European officials have arrested 75 individuals for allegedly trafficking stolen art and archaeological treasures, in a sweeping operation that dissolved an international crime ring, NBC News reports. More than 3500 artifacts and pieces of art were recovered, including a marble Ottoman tombstone, rare coins, and Byzantine/post-Byzantine artifacts.

Led by Spanish and Cypriot police, the operation—dubbed Operation Pandora—involved Interpol, the World Customs Organization, the United Nations Educational, Scientific and Cultural Organization (UNESCO), and 16 other European countries. The transcontinental investigation was launched last fall, and arrests began in November.

Officials recently announced that Operation Pandora was a success. According to Europol, 3561 cultural objects were seized, nearly half of which were archaeological objects. Five hundred of them were discovered in Murcia, Spain; 19 had been stolen from the city’s Archaeological Museum in 2014. Officials also recovered artifacts in Greece, UNESCO says—including the aforementioned Ottoman tombstone and post-Byzantine icons of Saint George and other saints—and tracing “suspicious online advertisements” led to the seizure of over 400 ancient coins, all from different periods.

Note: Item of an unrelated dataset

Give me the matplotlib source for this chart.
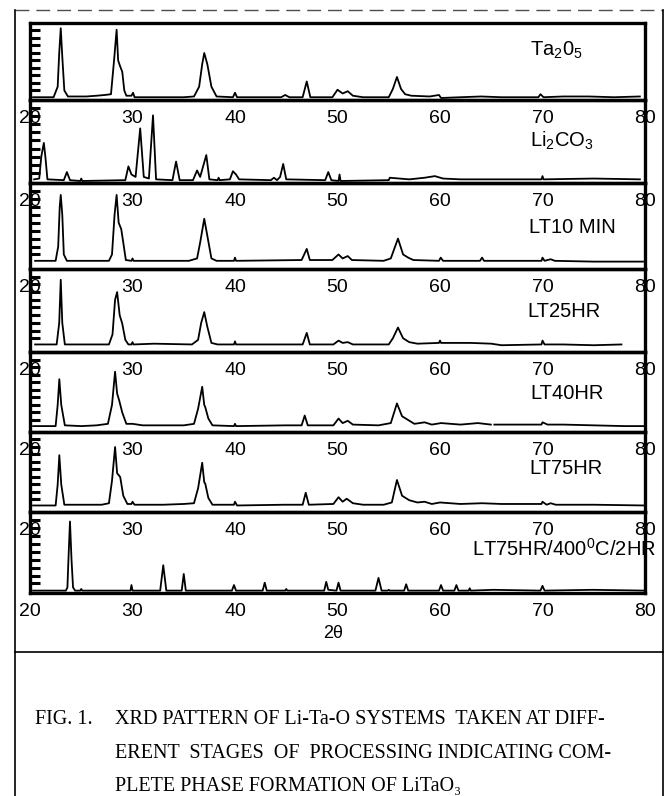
import numpy as np
import matplotlib.pyplot as plt
from matplotlib.ticker import FixedLocator
from matplotlib.lines import Line2D

plt.rcParams.update({
    'font.family': 'Liberation Sans',
    'mathtext.fontset': 'custom',
    'mathtext.rm': 'Liberation Sans',
    'mathtext.it': 'Liberation Sans:italic',
    'mathtext.bf': 'Liberation Sans:bold',
})

# --------------------------------------------------------------------------
# XRD traces (2theta in deg, intensity in arb. units 0..1)
# --------------------------------------------------------------------------
ta2o5_tth = [20.3, 22.3, 22.7, 22.85, 23.0, 23.15, 23.35, 23.7, 25.5, 26.5, 27.3,
             27.9, 28.2, 28.45, 28.6, 28.8, 29.0, 29.2, 29.4, 29.9, 30.05, 30.2,
             33.0, 35.0, 36.0, 36.5, 36.8, 37.0, 37.3, 37.7, 38.2, 39.8, 40.0, 40.2,
             44.5, 44.9, 45.3, 46.6, 47.0, 47.35, 49.5, 50.0, 50.5, 51.0, 51.5, 52.5,
             55.0, 55.4, 55.8, 56.2, 56.6, 57.2, 59.0, 59.9, 60.1, 62.0, 64.0, 66.0,
             69.6, 69.8, 70.1, 72.0, 74.5, 77.0, 79.5]
ta2o5_int = [0.01, 0.01, 0.15, 0.60, 0.93, 0.55, 0.10, 0.02, 0.02, 0.03, 0.04,
             0.05, 0.50, 0.91, 0.50, 0.42, 0.35, 0.10, 0.03, 0.03, 0.07, 0.01,
             0.01, 0.01, 0.02, 0.15, 0.45, 0.60, 0.45, 0.15, 0.02, 0.01, 0.07, 0.01,
             0.01, 0.04, 0.01, 0.01, 0.22, 0.01, 0.01, 0.11, 0.06, 0.09, 0.03, 0.01,
             0.01, 0.12, 0.28, 0.12, 0.05, 0.03, 0.02, 0.04, 0.00, 0.01, 0.02, 0.01,
             0.01, 0.05, 0.01, 0.02, 0.02, 0.01, 0.02]

li2co3_tth = [20.4, 20.9, 21.1, 21.35, 21.5, 21.7, 23.3, 23.6, 23.9, 24.9, 25.0, 25.1,
              29.3, 29.6, 29.9, 30.3, 30.75, 31.1, 31.6, 32.0, 32.3, 33.9, 34.25, 34.6,
              35.9, 36.3, 36.6, 37.2, 37.5, 38.3, 38.4, 38.5, 39.5, 39.8, 40.1, 40.4,
              43.5, 43.8, 44.1, 44.4, 44.7, 45.0, 48.8, 49.1, 49.4, 50.1, 50.2, 50.3,
              55.0, 55.1, 57.0, 58.5, 59.5, 60.3, 62.0, 66.0, 69.9, 70.0, 70.1, 75.0, 79.5]
li2co3_int = [0.02, 0.03, 0.30, 0.47, 0.30, 0.02, 0.01, 0.11, 0.01, 0.00, 0.03, 0.00,
              0.01, 0.18, 0.08, 0.05, 0.65, 0.05, 0.03, 0.81, 0.02, 0.01, 0.24, 0.01,
              0.01, 0.13, 0.05, 0.32, 0.02, 0.01, 0.04, 0.01, 0.02, 0.12, 0.08, 0.02,
              0.01, 0.04, 0.01, 0.05, 0.21, 0.02, 0.01, 0.11, 0.01, 0.00, 0.08, 0.00,
              0.01, 0.04, 0.02, 0.04, 0.06, 0.03, 0.02, 0.02, 0.02, 0.06, 0.02, 0.03, 0.02]

lt10m_tth = [20.5, 22.5, 22.75, 22.9, 23.0, 23.15, 23.3, 23.6, 27.7, 28.0, 28.25,
             28.45, 28.65, 28.9, 29.1, 29.35, 29.9, 30.0, 30.1, 35.5, 36.3, 36.6,
             37.0, 37.35, 37.7, 38.2, 39.9, 40.0, 40.1, 46.5, 47.0, 47.3, 49.5, 50.1,
             50.5, 51.0, 51.4, 54.5, 55.2, 55.9, 56.4, 56.9, 57.4, 59.9, 60.07, 60.3,
             63.9, 64.1, 64.3, 69.9, 70.0, 70.2, 70.8, 71.2, 75.0, 79.8]
lt10m_int = [0.02, 0.02, 0.20, 0.70, 0.85, 0.60, 0.10, 0.02, 0.02, 0.10, 0.60,
             0.85, 0.50, 0.42, 0.25, 0.03, 0.02, 0.05, 0.02, 0.02, 0.05, 0.25,
             0.55, 0.30, 0.05, 0.02, 0.02, 0.06, 0.02, 0.03, 0.17, 0.03, 0.03, 0.10,
             0.05, 0.08, 0.03, 0.02, 0.05, 0.30, 0.10, 0.06, 0.03, 0.02, 0.06, 0.02,
             0.02, 0.06, 0.02, 0.02, 0.06, 0.02, 0.04, 0.02, 0.01, 0.01]

lt25h_tth = [20.5, 22.6, 22.85, 23.0, 23.15, 23.4, 27.7, 28.05, 28.3, 28.5, 28.75,
             29.0, 29.3, 29.6, 29.9, 30.0, 30.1, 32.1, 35.8, 36.4, 36.7, 37.0, 37.3,
             37.7, 38.3, 39.9, 40.0, 40.1, 46.6, 47.0, 47.3, 49.6, 50.1, 50.5, 51.0,
             51.5, 55.0, 55.4, 55.9, 56.4, 57.0, 57.8, 59.9, 60.0, 60.1, 63.0, 65.0,
             66.0, 69.9, 70.0, 70.2, 72.0, 75.0, 77.7]
lt25h_int = [0.02, 0.02, 0.30, 0.86, 0.30, 0.02, 0.02, 0.15, 0.60, 0.70, 0.40,
             0.29, 0.08, 0.02, 0.02, 0.05, 0.02, 0.03, 0.02, 0.08, 0.30, 0.44, 0.25,
             0.04, 0.02, 0.02, 0.06, 0.02, 0.02, 0.17, 0.02, 0.02, 0.07, 0.04, 0.05,
             0.02, 0.02, 0.10, 0.24, 0.10, 0.05, 0.03, 0.04, 0.07, 0.04, 0.04, 0.03,
             0.01, 0.02, 0.07, 0.02, 0.02, 0.01, 0.02]

lt40h_tth = [20.3, 22.5, 22.7, 22.86, 23.05, 23.4, 25.0, 26.5, 27.6, 28.0, 28.3,
             28.5, 28.7, 29.0, 29.4, 30.0, 31.0, 33.0, 35.0, 36.0, 36.4, 36.8, 37.0,
             37.1, 37.4, 37.8, 39.9, 40.0, 40.1, 44.9, 46.5, 46.8, 47.1, 49.6, 50.1,
             50.5, 51.0, 51.5, 54.0, 55.2, 55.8, 56.3, 57.5, 58.5, 59.2, 60.1, 62.0,
             63.7, 64.96, np.nan, 65.3, 67.0, 69.9, 70.0, 70.5, 72.0, 75.0, 78.0, 80.0]
lt40h_int = [0.02, 0.02, 0.30, 0.64, 0.30, 0.03, 0.02, 0.03, 0.05, 0.30, 0.74,
             0.45, 0.36, 0.20, 0.05, 0.05, 0.03, 0.03, 0.03, 0.05, 0.25, 0.54, 0.30,
             0.27, 0.12, 0.03, 0.02, 0.05, 0.02, 0.03, 0.03, 0.16, 0.03, 0.03, 0.12,
             0.06, 0.09, 0.04, 0.03, 0.06, 0.32, 0.15, 0.05, 0.07, 0.04, 0.06, 0.04,
             0.06, 0.04, np.nan, 0.04, 0.04, 0.04, 0.07, 0.04, 0.04, 0.03, 0.02, 0.02]

lt75h_tth = [20.3, 22.5, 22.7, 22.86, 23.05, 23.35, 25.0, 27.0, 27.7, 28.0, 28.3,
             28.5, 28.8, 29.1, 29.5, 29.9, 30.0, 30.2, 33.0, 35.0, 36.0, 36.4, 36.8,
             37.0, 37.1, 37.4, 37.8, 39.9, 40.0, 40.2, 44.8, 46.6, 46.9, 47.2, 49.6,
             50.1, 50.5, 50.9, 51.5, 52.5, 54.5, 55.3, 55.8, 56.3, 57.0, 57.8, 58.5,
             59.2, 60.0, 62.0, 64.1, 66.0, 68.0, 69.9, 70.0, 70.4, 70.8, 71.3, 75.0, 80.0]
lt75h_int = [0.02, 0.02, 0.30, 0.69, 0.30, 0.03, 0.03, 0.03, 0.05, 0.35, 0.80,
             0.45, 0.40, 0.15, 0.04, 0.04, 0.07, 0.03, 0.03, 0.04, 0.05, 0.25, 0.59,
             0.33, 0.31, 0.12, 0.03, 0.03, 0.07, 0.02, 0.03, 0.03, 0.19, 0.03, 0.04,
             0.13, 0.07, 0.11, 0.05, 0.03, 0.03, 0.06, 0.36, 0.15, 0.09, 0.06, 0.07,
             0.04, 0.06, 0.04, 0.05, 0.04, 0.04, 0.04, 0.07, 0.03, 0.05, 0.03, 0.03, 0.02]

lt400_tth = [20.3, 23.5, 23.65, 23.75, 23.9, 24.05, 24.2, 24.4, 24.9, 25.0, 25.1,
             29.8, 29.9, 30.0, 32.7, 33.0, 33.3, 34.8, 35.0, 35.2, 39.7, 39.9, 40.1,
             42.7, 42.9, 43.1, 44.9, 45.0, 45.1, 48.7, 48.9, 49.1, 49.9, 50.1, 50.3,
             53.7, 54.0, 54.3, 54.9, 55.0, 55.1, 56.5, 56.7, 56.9, 59.9, 60.1, 60.3,
             61.4, 61.6, 61.8, 62.8, 62.9, 63.0, 65.2, 69.8, 70.0, 70.2, 74.9, 80.0]
lt400_int = [0.01, 0.01, 0.05, 0.40, 0.88, 0.40, 0.05, 0.01, 0.01, 0.03, 0.01,
             0.01, 0.08, 0.01, 0.01, 0.33, 0.01, 0.01, 0.22, 0.01, 0.01, 0.08, 0.01,
             0.01, 0.11, 0.01, 0.01, 0.03, 0.01, 0.01, 0.12, 0.02, 0.01, 0.11, 0.01,
             0.01, 0.17, 0.01, 0.01, 0.02, 0.01, 0.01, 0.09, 0.01, 0.01, 0.08, 0.01,
             0.01, 0.08, 0.01, 0.01, 0.04, 0.01, 0.02, 0.01, 0.07, 0.01, 0.02, 0.01]

sample_labels = ['Ta$_2$0$_5$', 'Li$_2$CO$_3$', 'LT10 MIN', 'LT25HR', 'LT40HR',
                 'LT75HR', 'LT75HR/400$^0$C/2HR']
traces = [(ta2o5_tth, ta2o5_int), (li2co3_tth, li2co3_int), (lt10m_tth, lt10m_int),
          (lt25h_tth, lt25h_int), (lt40h_tth, lt40h_int), (lt75h_tth, lt75h_int),
          (lt400_tth, lt400_int)]
xticks = [20, 30, 40, 50, 60, 70, 80]

# --------------------------------------------------------------------------
# layout (pixels of the 667x796 page)
# --------------------------------------------------------------------------
W, H = 667, 796
edges = [23, 100, 183, 269, 352, 432, 512, 593]
base_pad = [0.027, 0.025, 0.083, 0.078, 0.058, 0.067, 0.02]
label_xy = [(68.8, 0.58), (68.8, 0.44), (68.7, 0.415), (68.5, 0.425),
            (68.8, 0.41), (68.7, 0.475), (63.1, 0.457)]

fig = plt.figure(figsize=(W / 100, H / 100), dpi=100)

# outer frame of the scanned page
fig.add_artist(Line2D([15 / W, 663 / W], [1 - 10 / H, 1 - 10 / H], color='0.3',
                      lw=1.0, ls=(0, (10, 5))))
fig.add_artist(Line2D([15 / W, 15 / W], [0, 1 - 10 / H], color='k', lw=1.2))
fig.add_artist(Line2D([663 / W, 663 / W], [0, 1 - 10 / H], color='k', lw=1.2))
fig.add_artist(Line2D([15 / W, 663 / W], [1 - 652 / H, 1 - 652 / H], color='k', lw=1.2))

for i, (lab, (tth, inten)) in enumerate(zip(sample_labels, traces)):
    top, bot = edges[i], edges[i + 1]
    ax = fig.add_axes([30 / W, 1 - bot / H, 615 / W, (bot - top) / H])
    ax.set_facecolor('none')
    ax.plot(tth, inten, color='k', lw=1.3)
    ax.set_xlim(20, 80)
    ax.set_ylim(-base_pad[i], 1.0)
    ax.xaxis.set_major_locator(FixedLocator(xticks))
    ax.yaxis.set_major_locator(FixedLocator(np.arange(0.1, 0.95, 0.1)))
    ax.tick_params(axis='x', direction='in', length=0, pad=7, labelsize=14)
    ax.tick_params(axis='y', direction='in', length=7, width=2.2, labelleft=False)
    for s in ax.spines.values():
        s.set_linewidth(2.4)
    ax.text(label_xy[i][0], label_xy[i][1], lab, transform=ax.get_xaxis_transform(),
            ha='left', va='baseline', fontsize=14.5)

fig.text(333 / W, 1 - 633 / H, '2θ', ha='center', va='center', fontsize=13)

cap_font = dict(family=['Liberation Serif', 'DejaVu Serif'], fontsize=14.5, va='baseline')
fig.text(35 / W, 1 - 724 / H, 'FIG. 1.', **cap_font)
fig.text(115 / W, 1 - 724 / H, 'XRD PATTERN OF Li-Ta-O SYSTEMS  TAKEN AT DIFF-', **cap_font)
fig.text(115 / W, 1 - 758 / H, 'ERENT  STAGES  OF  PROCESSING INDICATING COM-', **cap_font)
fig.text(115 / W, 1 - 791 / H, 'PLETE PHASE FORMATION OF LiTaO₃', **cap_font)

fig.savefig('out.png', dpi=100)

It’s unclear why officials didn’t announce the arrests until this month, NPR reports. As for the recovered objects, a full inventory hasn't been issued yet, but officials have said that most of them were seized from warring nations.

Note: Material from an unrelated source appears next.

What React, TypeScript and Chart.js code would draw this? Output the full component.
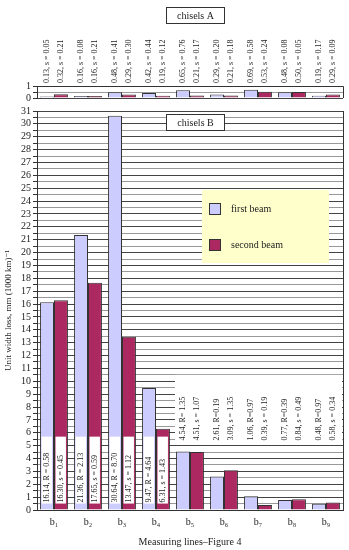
import React, { useEffect, useRef } from 'react';
import { Chart, registerables } from 'chart.js';

Chart.register(...registerables);

const categories = ['b₁', 'b₂', 'b₃', 'b₄', 'b₅', 'b₆', 'b₇', 'b₈', 'b₉'];
const chiselsAFirst = [0.13, 0.16, 0.48, 0.42, 0.65, 0.29, 0.69, 0.48, 0.19];
const chiselsAFirstS = [0.05, 0.08, 0.41, 0.44, 0.76, 0.2, 0.58, 0.08, 0.17];
const chiselsASecond = [0.32, 0.16, 0.29, 0.19, 0.21, 0.21, 0.53, 0.5, 0.29];
const chiselsASecondS = [0.21, 0.21, 0.3, 0.12, 0.17, 0.18, 0.24, 0.05, 0.09];
const chiselsBFirst = [16.14, 21.36, 30.64, 9.47, 4.54, 2.61, 1.06, 0.77, 0.48];
const chiselsBFirstR = [0.58, 2.13, 8.7, 4.64, 1.35, 0.19, 0.97, 0.39, 0.97];
const chiselsBSecond = [16.3, 17.65, 13.47, 6.31, 4.51, 3.09, 0.39, 0.84, 0.58];
const chiselsBSecondS = [0.45, 0.59, 1.12, 1.43, 1.07, 1.35, 0.19, 0.49, 0.34];
const seriesNames = ['first beam', 'second beam'];
const yMaxA = 1;
const yMaxB = 31;

const FONT = '"Liberation Serif", "DejaVu Serif", serif';
const FIRST_COLOR = '#CCCCFF';
const SECOND_COLOR = '#AC2860';
const EDGE = '#333333';

const fmt = (v: number) => v.toFixed(2);
const labelsA = [
  chiselsAFirst.map((v, i) => `${fmt(v)}, s = ${fmt(chiselsAFirstS[i])}`),
  chiselsASecond.map((v, i) => `${fmt(v)}, s = ${fmt(chiselsASecondS[i])}`),
];
const labelsB = [
  chiselsBFirst.map((v, i) => `${fmt(v)}, ${i < 4 ? 'R = ' : i === 4 ? 'R= ' : 'R='}${fmt(chiselsBFirstR[i])}`),
  chiselsBSecond.map((v, i) => `${fmt(v)}, s = ${fmt(chiselsBSecondS[i])}`),
];

function drawRotated(ctx: CanvasRenderingContext2D, text: string, x: number, y: number, size: number) {
  ctx.save();
  ctx.translate(x, y);
  ctx.rotate(-Math.PI / 2);
  ctx.font = `${size}px ${FONT}`;
  ctx.fillStyle = '#222';
  ctx.textAlign = 'left';
  ctx.textBaseline = 'middle';
  ctx.fillText(text, 0, 0);
  ctx.restore();
}

function drawBox(ctx: CanvasRenderingContext2D, text: string, x0: number, y0: number, x1: number, y1: number) {
  ctx.save();
  ctx.fillStyle = '#fff';
  ctx.fillRect(x0, y0, x1 - x0, y1 - y0);
  ctx.strokeStyle = EDGE;
  ctx.lineWidth = 1;
  ctx.strokeRect(x0 + 0.5, y0 + 0.5, x1 - x0 - 1, y1 - y0 - 1);
  ctx.fillStyle = '#222';
  ctx.font = `10px ${FONT}`;
  ctx.textAlign = 'center';
  ctx.textBaseline = 'middle';
  ctx.fillText(text, (x0 + x1) / 2, (y0 + y1) / 2 + 0.5);
  ctx.restore();
}

const gridColor = (c: any) => (c.tick && Number.isInteger(c.tick.value) ? '#444' : '#999');

const pluginA = {
  id: 'annotA',
  afterDraw(chart: any) {
    const { ctx, chartArea } = chart;
    ctx.save();
    ctx.strokeStyle = EDGE;
    ctx.lineWidth = 1;
    ctx.beginPath();
    ctx.moveTo(chartArea.left, Math.round(chartArea.top) + 0.5);
    ctx.lineTo(Math.round(chartArea.right) + 0.5, Math.round(chartArea.top) + 0.5);
    ctx.lineTo(Math.round(chartArea.right) + 0.5, chartArea.bottom);
    ctx.stroke();
    ctx.restore();
    [0, 1].forEach((d) => {
      const meta = chart.getDatasetMeta(d);
      meta.data.forEach((bar: any, j: number) => {
        drawRotated(ctx, labelsA[d][j], bar.x, 83, 8);
      });
    });
    drawBox(ctx, 'chisels A', 166, 7, 225, 24);
  },
};

const pluginB = {
  id: 'annotB',
  afterDatasetsDraw(chart: any) {
    const { ctx, chartArea, scales } = chart;
    const xs = scales.x;
    const ys = scales.y;
    const cat = xs.getPixelForValue(1) - xs.getPixelForValue(0);
    ctx.save();
    // white label area for b5..b9
    ctx.fillStyle = '#fff';
    const rx0 = xs.getPixelForValue(4) - cat / 2 + 2;
    const ry0 = ys.getPixelForValue(10.5);
    const ry1 = ys.getPixelForValue(5.1);
    ctx.fillRect(rx0, ry0, chartArea.right - 1 - rx0, ry1 - ry0);
    // white boxes inside bars b1..b4
    [0, 1].forEach((d) => {
      const meta = chart.getDatasetMeta(d);
      for (let j = 0; j < 4; j++) {
        const bar = meta.data[j];
        const y0 = ys.getPixelForValue(5.7);
        const y1 = ys.getPixelForValue(0.5);
        ctx.fillRect(bar.x - bar.width / 2 + 1.5, y0, bar.width - 3.5, y1 - y0);
      }
    });
    // right border
    ctx.strokeStyle = EDGE;
    ctx.lineWidth = 1;
    ctx.beginPath();
    ctx.moveTo(Math.round(chartArea.right) + 0.5, chartArea.top);
    ctx.lineTo(Math.round(chartArea.right) + 0.5, chartArea.bottom);
    ctx.stroke();
    ctx.restore();
    // labels
    [0, 1].forEach((d) => {
      const meta = chart.getDatasetMeta(d);
      meta.data.forEach((bar: any, j: number) => {
        const yb = j < 4 ? ys.getPixelForValue(0.5) - 1 : ys.getPixelForValue(5.4);
        drawRotated(ctx, labelsB[d][j], bar.x, yb, 8);
      });
    });
    // legend
    ctx.save();
    ctx.fillStyle = '#FFFFCC';
    ctx.fillRect(202, 190, 127, 73);
    [FIRST_COLOR, SECOND_COLOR].forEach((c, i) => {
      const sy = 203 + i * 36;
      ctx.fillStyle = c;
      ctx.fillRect(209, sy, 12, 12);
      ctx.strokeStyle = EDGE;
      ctx.strokeRect(209.5, sy + 0.5, 11, 11);
      ctx.fillStyle = '#222';
      ctx.font = `10px ${FONT}`;
      ctx.textAlign = 'left';
      ctx.textBaseline = 'middle';
      ctx.fillText(seriesNames[i], 231, sy + 6.5);
    });
    ctx.restore();
    drawBox(ctx, 'chisels B', 166, 114, 225, 131);
  },
};

function fixY(width: number) {
  return (scale: any) => {
    scale.width = width;
    scale.paddingTop = 0;
    scale.paddingBottom = 0;
  };
}

function fixX(height: number) {
  return (scale: any) => {
    scale.height = height;
    scale.paddingLeft = 0;
    scale.paddingRight = 0;
  };
}

function datasets(a: number[], b: number[]) {
  return [
    { label: seriesNames[0], data: a, backgroundColor: FIRST_COLOR, borderColor: EDGE, borderWidth: 1 },
    { label: seriesNames[1], data: b, backgroundColor: SECOND_COLOR, borderColor: EDGE, borderWidth: 1 },
  ];
}

export default function App() {
  const refA = useRef<HTMLCanvasElement>(null);
  const refB = useRef<HTMLCanvasElement>(null);

  useEffect(() => {
    const tickFont = { family: FONT, size: 10 };
    const chartB = new Chart(refB.current!, {
      type: 'bar',
      data: { labels: categories, datasets: datasets(chiselsBFirst, chiselsBSecond) as any },
      options: {
        animation: false,
        responsive: false,
        maintainAspectRatio: false,
        layout: { padding: { top: 111, right: 6, left: 0, bottom: 0 } },
        datasets: { bar: { categoryPercentage: 0.82, barPercentage: 1 } },
        plugins: { legend: { display: false }, tooltip: { enabled: false } },
        scales: {
          x: {
            grid: { display: false, drawTicks: false },
            border: { display: true, color: EDGE },
            ticks: { font: tickFont, color: '#222', padding: 6, maxRotation: 0 },
            title: { display: true, text: 'Measuring lines–Figure 4', font: tickFont, color: '#222', padding: { top: 0, bottom: 2 } },
            afterFit: fixX(40),
          },
          y: {
            min: 0,
            max: yMaxB,
            grid: { color: gridColor, drawTicks: true, tickLength: 4, tickColor: EDGE },
            border: { display: true, color: EDGE },
            ticks: {
              stepSize: 0.5,
              autoSkip: false,
              font: tickFont,
              color: '#222',
              padding: 2,
              callback: (v: any) => (Number.isInteger(v) ? String(v) : ''),
            },
            title: { display: true, text: 'Unit width loss, mm (1000 km)⁻¹', font: { family: FONT, size: 9 }, color: '#222', padding: { top: 3, bottom: 0 } },
            afterFit: fixY(37),
          },
        },
      },
      plugins: [pluginB],
    });

    const chartA = new Chart(refA.current!, {
      type: 'bar',
      data: { labels: categories, datasets: datasets(chiselsAFirst, chiselsASecond) as any },
      options: {
        animation: false,
        responsive: false,
        maintainAspectRatio: false,
        layout: { padding: { top: 86, right: 6, left: 0, bottom: 6 } },
        datasets: { bar: { categoryPercentage: 0.82, barPercentage: 1 } },
        plugins: { legend: { display: false }, tooltip: { enabled: false } },
        scales: {
          x: { display: false },
          y: {
            min: 0,
            max: yMaxA,
            grid: { color: gridColor, drawTicks: true, tickLength: 4, tickColor: EDGE },
            border: { display: true, color: EDGE },
            ticks: {
              stepSize: 0.5,
              autoSkip: false,
              font: tickFont,
              color: '#222',
              padding: 2,
              callback: (v: any) => (Number.isInteger(v) ? String(v) : ''),
            },
            afterFit: fixY(37),
          },
        },
      },
      plugins: [pluginA],
    });

    return () => {
      chartA.destroy();
      chartB.destroy();
    };
  }, []);

  return (
    <div style={{ position: 'absolute', left: 0, top: 0, width: 349, height: 550, background: '#fff' }}>
      <canvas ref={refB} width={349} height={550} style={{ position: 'absolute', left: 0, top: 0 }} />
      <canvas ref={refA} width={349} height={104} style={{ position: 'absolute', left: 0, top: 0 }} />
    </div>
  );
}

“The aim of Operation Pandora was to dismantle criminal networks involved in cultural theft and exploitation, and identify potential links to other criminal activities,” Europol said in a news statement. “Moreover, there was a special focus on cultural spoliation, both underwater and on land, and the illicit trafficking of cultural goods, with a particular emphasis on conflict countries.”

As Europol explained in the statement, cultural spoliation is the act of taking goods by force, particularly in times of war.